* Begin *
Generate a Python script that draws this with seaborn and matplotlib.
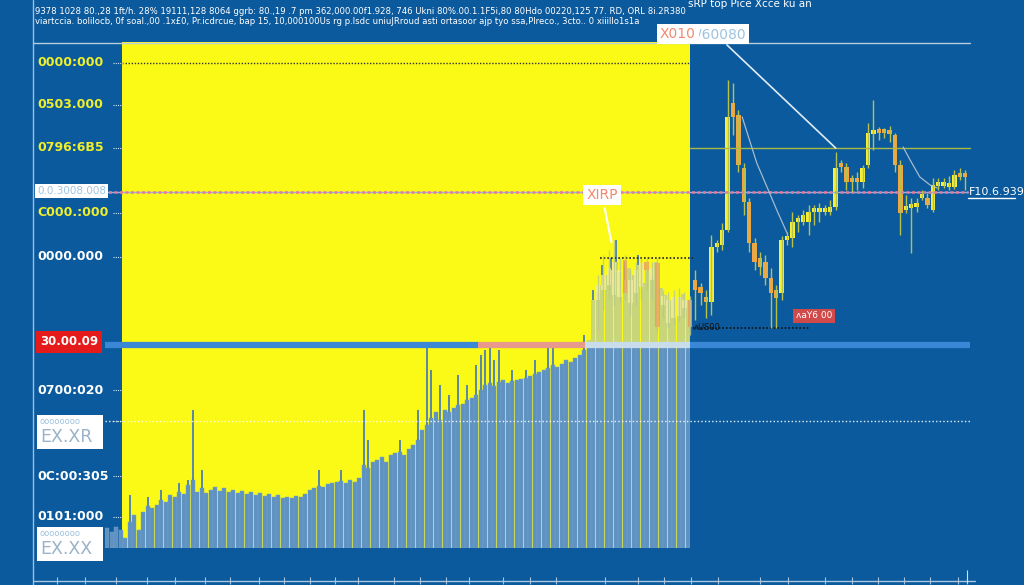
import numpy as np
import pandas as pd
import matplotlib
matplotlib.use("Agg")
import matplotlib.pyplot as plt
import matplotlib.transforms as mtransforms
from matplotlib.patches import Rectangle
import seaborn as sns

sns.set_style("dark")
plt.rcParams['font.family'] = ['DejaVu Sans']

# ---------------- data ----------------
candle_open = [28.5, 29.5, 30.0, 29.0, 28.8, 32.5, 28.2, 29.2, 29.8, 32.3, 30.5, 32.2, 28.0, 26.2, 26.7, 26.9, 27.7, 28.5,
               30.5, 29.8, 28.8, 28.3, 33.8, 34.0, 35.5, 48.2, 47.0, 41.7, 38.3, 34.2, 32.7, 32.3, 30.7, 29.5, 29.2, 34.5,
               34.7, 36.3, 36.3, 36.3, 37.3, 37.3, 37.3, 37.3, 37.8, 42.2, 41.8, 40.5, 40.7, 40.3, 42.0, 45.1, 45.5, 45.5,
               45.5, 45.0, 42.0, 37.5, 37.7, 37.8, 38.7, 38.7, 37.5, 39.9, 39.9, 39.8, 39.8, 41.2, 41.2]
candle_high = [31.0, 33.0, 33.5, 34.5, 32.7, 33.0, 31.5, 32.3, 32.7, 32.7, 32.3, 32.7, 29.5, 29.3, 29.5, 29.7, 29.3, 28.9,
               31.5, 30.2, 29.5, 35.0, 34.5, 36.2, 50.5, 50.2, 47.5, 42.2, 38.7, 34.7, 33.3, 33.0, 31.7, 30.0, 34.9, 35.3,
               37.3, 37.0, 37.5, 38.0, 38.0, 38.2, 38.0, 38.5, 43.3, 42.5, 42.2, 41.0, 41.3, 42.0, 46.2, 48.5, 45.8, 45.7,
               45.9, 45.2, 42.5, 39.0, 38.7, 38.7, 39.5, 39.2, 40.7, 40.7, 40.7, 40.9, 41.5, 41.7, 41.5]
candle_low = [25.5, 27.5, 28.5, 28.0, 28.3, 28.5, 27.0, 28.0, 28.5, 29.5, 28.5, 25.3, 26.7, 25.7, 26.0, 26.3, 26.7, 25.0,
              26.5, 28.0, 26.7, 27.0, 33.3, 33.5, 35.3, 45.0, 41.3, 37.0, 33.3, 31.5, 31.0, 30.0, 25.7, 25.7, 28.5, 34.0,
              33.8, 35.3, 36.0, 35.0, 36.0, 36.3, 37.0, 37.0, 37.5, 41.3, 39.5, 39.3, 39.5, 39.7, 41.7, 43.5, 44.5, 44.7,
              44.3, 41.3, 35.0, 37.2, 33.2, 37.3, 38.5, 37.7, 37.3, 39.5, 39.7, 39.5, 39.6, 40.5, 39.5]
candle_close = [30.0, 31.0, 31.7, 32.3, 31.5, 29.2, 30.5, 31.5, 32.2, 31.5, 31.7, 25.8, 28.9, 28.5, 28.8, 28.8, 28.5, 25.8,
                29.5, 29.2, 28.3, 33.8, 34.2, 35.5, 46.8, 46.8, 42.0, 38.3, 34.2, 32.3, 31.8, 30.7, 29.2, 28.7, 34.5, 34.7,
                36.3, 36.5, 37.0, 37.3, 37.4, 37.4, 37.5, 37.8, 41.7, 41.8, 40.3, 40.3, 40.3, 41.7, 45.2, 45.4, 45.2, 45.2,
                45.1, 42.0, 37.2, 37.8, 37.9, 38.0, 39.1, 38.0, 40.0, 40.0, 40.1, 40.0, 41.0, 40.8, 40.8]

volume = [2.0, 1.6, 2.1, 1.8, 1.0, 2.6, 3.3, 1.8, 3.6, 4.2, 4.0, 4.3, 4.8, 4.6, 5.3, 5.1, 5.6, 5.4, 6.3, 6.8,
          5.6, 6.0, 5.5, 5.8, 6.1, 5.7, 6.0, 5.6, 5.8, 5.5, 5.7, 5.4, 5.6, 5.3, 5.5, 5.2, 5.4, 5.1, 5.3, 5.0,
          5.1, 5.0, 5.2, 5.1, 5.4, 5.8, 6.0, 6.2, 6.1, 6.4, 6.5, 6.6, 6.7, 6.5, 6.8, 6.6, 7.0, 8.3, 8.0, 8.6,
          8.8, 9.1, 8.6, 9.3, 9.5, 9.6, 9.3, 9.9, 10.3, 10.8, 11.8, 12.3, 13.0, 13.6, 12.8, 13.8, 13.6, 14.0, 14.3, 14.4,
          14.8, 15.0, 15.3, 15.8, 16.3, 16.5, 16.2, 16.6, 16.8, 16.5, 16.7, 16.8, 16.9, 17.0, 17.2, 17.4, 17.6, 17.8, 18.0, 18.3,
          18.1, 18.4, 18.8, 18.6, 19.0, 19.3, 19.8, 20.8, 24.8, 25.6, 26.3, 27.3, 27.8, 28.6, 27.6, 26.8, 28.0, 27.3, 28.3, 26.5,
          27.8, 27.3, 28.6, 26.0, 25.3, 24.8, 25.0, 25.1, 25.4, 24.8]
spike_idx = [5, 9, 12, 16, 18, 19, 21, 47, 52, 57, 58, 65, 69, 71, 72, 74, 76, 78, 80, 82, 83, 84, 85, 86, 87, 90,
             93, 95, 98, 99, 106, 108, 110, 112, 113, 115, 118]
spike_high = [5.3, 5.1, 5.8, 6.5, 6.8, 13.8, 7.8, 7.8, 7.8, 13.8, 10.8, 10.8, 13.8, 20.3, 17.8, 16.3, 15.3, 17.3, 16.3,
              18.3, 19.3, 19.8, 20.3, 18.8, 19.8, 17.8, 17.8, 18.8, 20.3, 20.3, 21.3, 25.8, 28.3, 29.0, 30.8, 28.6, 29.3]

ma_a_slot = [26.7, 29.4, 31.3, 33.1, 35.0]
ma_a_val = [46.8, 42.2, 39.8, 37.5, 35.2]
ma_b_slot = [56.5, 57.8, 59.6, 61.5, 62.8]
ma_b_val = [43.8, 42.5, 40.8, 40.0, 39.7]

ytick_values = [52.2, 48.0, 43.7, 37.2, 32.8, 19.5, 10.9, 6.8]
ytick_labels = ["0000:000", "0503.000", "0796:6B5", "C000.:000", "0000.000", "0700:020", "0C:00:305", "0101:000"]
ytick_colors = ["#f0ef2a", "#f0ef2a", "#f0ef2a", "#f0ef2a", "white", "white", "white", "white"]

xtick_slots = [-100.2, -95.0, -89.3, -83.5, -78.3, -72.8, -68.1, -62.8, -58.1, -53.3, -48.7, -44.4, -37.8, -33.0,
               -28.1, -23.9, -17.6, -12.6, -7.8, 1.3, 7.4, 12.2, 17.2, 22.2, 30.0, 35.2, 42.0, 47.0, 51.9, 56.7,
               61.5, 66.7, 68.3]

title_line1 = ("9378 1028 80.,28 1ft/h. 28% 19111,128 8064 ggrb: 80.,19 .7 pm 362,000.00f1.928, 746 Ukni 80%.00.1.1F5i,80 "
               "80Hdo 00220,125 77. RD, ORL 8i.2R380")
title_line2 = ("viartccia. bolilocb, 0f soal.,00 .1x£0, Pr.icdrcue, bap 15, 10,000100Us rg p.lsdc uniuJRroud asti "
               "ortasoor ajp tyo ssa,Plreco., 3cto.. 0 xiiillo1s1a")
corner_title = "sRP top Pice Xcce ku an"
box_labels = ["EX.XR", "EX.XX"]
box_levels = [15.2, 4.0]

# ---------------- style ----------------
BG = "#0b5a9d"
YELLOW = "#fbfa16"
UP = "#f4f03a"
DOWN = "#f5a445"
WICK = "#b7c24a"
BAND = 20.3     # volume level equal to the band line
W, H = 1024, 585
XL = (-598 / 5.4, (W - 598) / 5.4)
YL = (0, 58.5)

fig = plt.figure(figsize=(10.24, 5.85), dpi=100, facecolor=BG)

ax_bg = fig.add_axes([0, 0, 1, 1], zorder=0)
ax_vol = fig.add_axes([105 / W, 37 / H, 585 / W, 506 / H], zorder=1)
ax = fig.add_axes([0, 0, 1, 1], zorder=2)
for a in (ax_bg, ax):
    a.set_xlim(*XL)
    a.set_ylim(*YL)
    a.axis("off")
    a.patch.set_alpha(0)

# background layer
ax_bg.axhspan(3.7, 54.3, xmin=122 / W, xmax=690 / W, color=YELLOW, lw=0)
ax_bg.axhline(54.2, xmin=33 / W, xmax=970 / W, color="#b8cde0", lw=1)

# volume bars (seaborn)
n = len(volume)
dfv = pd.DataFrame({"k": np.arange(n), "vol": volume})
dfv["low"] = np.minimum(dfv["vol"], BAND)
sns.barplot(data=dfv, x="k", y="vol", color="#9fb9cc", alpha=0.55, width=0.92, saturation=1,
            errorbar=None, ax=ax_vol, linewidth=0)
sns.barplot(data=dfv, x="k", y="low", color="#5f92c0", width=0.95, saturation=1,
            errorbar=None, ax=ax_vol, edgecolor="#74a2cb", linewidth=0.3)
ax_vol.vlines(spike_idx, [volume[i] for i in spike_idx], spike_high, color="#4c7fb3", lw=1.3)
ax_vol.set_xlim(-0.5, n - 0.5)
ax_vol.set_ylim(0, 50.6)
ax_vol.axis("off")
ax_vol.patch.set_alpha(0)

# horizontal lines
band_segments = [(105, 478, "#3a87d6"), (478, 585, "#e79a8c"), (585, 690, "#c9dcec"), (690, 970, "#3a87d6")]
for x0, x1, c in band_segments:
    ax.axhline(24.0, xmin=x0 / W, xmax=x1 / W, color=c, lw=4.5, solid_capstyle="butt")
ax.axhline(39.3, xmin=103 / W, xmax=968 / W, color="#8fb5e6", lw=1.0)
ax.axhline(39.3, xmin=103 / W, xmax=968 / W, color="#e47a9c", lw=1.8, ls=(0, (1.2, 1.0)))
ax.axhline(16.4, xmin=105 / W, xmax=970 / W, color="white", lw=1, ls=(0, (1, 1.6)), alpha=0.9)
ax.axhline(52.2, xmin=122 / W, xmax=690 / W, color="#333333", lw=1, ls=(0, (1, 1.2)))
ax.axhline(43.7, xmin=690 / W, xmax=970 / W, color="#a9b845", lw=1)
ax.axhline(32.7, xmin=600 / W, xmax=693 / W, color="#222222", lw=1.2, ls=(0, (1, 1.2)))
ax.axhline(25.7, xmin=693 / W, xmax=810 / W, color="#111111", lw=1.2, ls=(0, (1, 1.2)))

# moving-average like curves
ax.plot(ma_a_slot, ma_a_val, color="#b8c4d0", lw=0.9, alpha=0.9)
ax.plot(ma_b_slot, ma_b_val, color="#b8c4d0", lw=0.9, alpha=0.9)

# candles
for i, (o, h, l, c) in enumerate(zip(candle_open, candle_high, candle_low, candle_close)):
    inside = i < 18
    up = c >= o
    col = ("#f3eea0" if up else "#f09a5a") if inside else (UP if up else DOWN)
    alpha = 0.8 if inside else 1.0
    ax.vlines(i, l, h, color="#b8c890" if inside else WICK, lw=1, alpha=alpha)
    bottom = min(o, c)
    height = max(abs(c - o), 0.4)
    ax.bar(i, height, bottom=bottom, width=0.85, color=col, alpha=alpha, lw=0)

# frame lines
bt = mtransforms.blended_transform_factory(ax.transAxes, ax.transData)
ax.plot([33 / W, 33 / W], [0, 1], transform=ax.transAxes, color="#9cc0e4", lw=1)
ax.plot([34 / W, 975 / W], [0.4, 0.4], transform=bt, color="#a9c6e2", lw=1)
ax.vlines(xtick_slots, 0.15, 0.85, color="#a9c6e2", lw=0.8)
ax.vlines(68.3, 0.2, 1.5, color="#d0e0f0", lw=0.8)

# left labels
for v, lab, c in zip(ytick_values, ytick_labels, ytick_colors):
    ax.text(37 / W, v, lab, transform=bt, color=c, fontsize=9, fontweight="bold", va="center", ha="left")
    ax.plot([113 / W, 124 / W], [v, v], transform=bt, color="#cfe0f0", lw=0.8, ls=(0, (1, 1)))
ax.plot([113 / W, 124 / W], [16.4, 16.4], transform=bt, color="#cfe0f0", lw=0.8, ls=(0, (1, 1)))

ax.text(37 / W, 39.4, "0.0.3008.008", transform=bt, color="#9ec3e0", fontsize=7.5, va="center", ha="left",
        bbox=dict(boxstyle="square,pad=0.2", fc="white", ec="none"))
ax.text(40 / W, 24.3, "30.00.09", transform=bt, color="white", fontsize=8.5, fontweight="bold", va="center",
        ha="left", bbox=dict(boxstyle="square,pad=0.35", fc="#e51a1a", ec="none"))
for yv, big in zip(box_levels, box_labels):
    ax.add_patch(Rectangle((37 / W, yv - 1.6), 66 / W, 3.4, transform=bt, fc="white", ec="none", zorder=3))
    ax.text(39 / W, yv + 1.15, "oooooooo", transform=bt, color="#9ec3e0", fontsize=6, va="center", ha="left",
            zorder=4)
    ax.text(40 / W, yv - 0.45, big, transform=bt, color="#9bb2c8", fontsize=12.5, va="center", ha="left",
            zorder=4)

# right label
ax.text(969 / W, 39.3, "F10.6.939", transform=bt, color="white", fontsize=8, va="center", ha="left")
ax.plot([968 / W, 1015 / W], [38.7, 38.7], transform=bt, color="white", lw=1)

# annotations
ax.annotate("", xy=(44.4, 43.5), xytext=(23.5, 54.2),
            arrowprops=dict(arrowstyle="-", color="#e0ecf5", lw=1.2))
ax.annotate("XIRP", xy=(2.6, 34.0), xytext=(0.74, 39.0), color="#f08a70", fontsize=10,
            ha="center", va="center", bbox=dict(boxstyle="square,pad=0.25", fc="white", ec="none"),
            arrowprops=dict(arrowstyle="-", color="white", lw=1.5))
ax.text(40.0, 26.9, "ʌaY6 00", color="white", fontsize=6.5, ha="center", va="center",
        bbox=dict(boxstyle="square,pad=0.3", fc="#d04a4a", ec="none"))
ax.text(17.8, 25.7, "ʌUS00", color="#111111", fontsize=6, ha="left", va="center")

fig.text(697 / W, 1 - 34 / H, "/60080", color="#9ec3e0", fontsize=10, va="center", ha="left",
         bbox=dict(boxstyle="square,pad=0.25", fc="white", ec="none"))
fig.text(660 / W, 1 - 34 / H, "X010", color="#f08a70", fontsize=10, va="center", ha="left",
         bbox=dict(boxstyle="square,pad=0.25", fc="white", ec="none"))

fig.text(35 / W, 1 - 12 / H, title_line1, color="white", fontsize=6.1, va="center", ha="left")
fig.text(35 / W, 1 - 22 / H, title_line2, color="white", fontsize=6.1, va="center", ha="left")
fig.text(688 / W, 1 - 4 / H, corner_title, color="white", fontsize=7.5, va="center", ha="left")

fig.savefig("out.png", dpi=100, facecolor=BG)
* End *
* [Challenge]: Copy out the lines in which the string "seaborn" appears.

* [Full solution]:
Generate a Python script that draws this with seaborn and matplotlib.
import seaborn as sns
# volume bars (seaborn)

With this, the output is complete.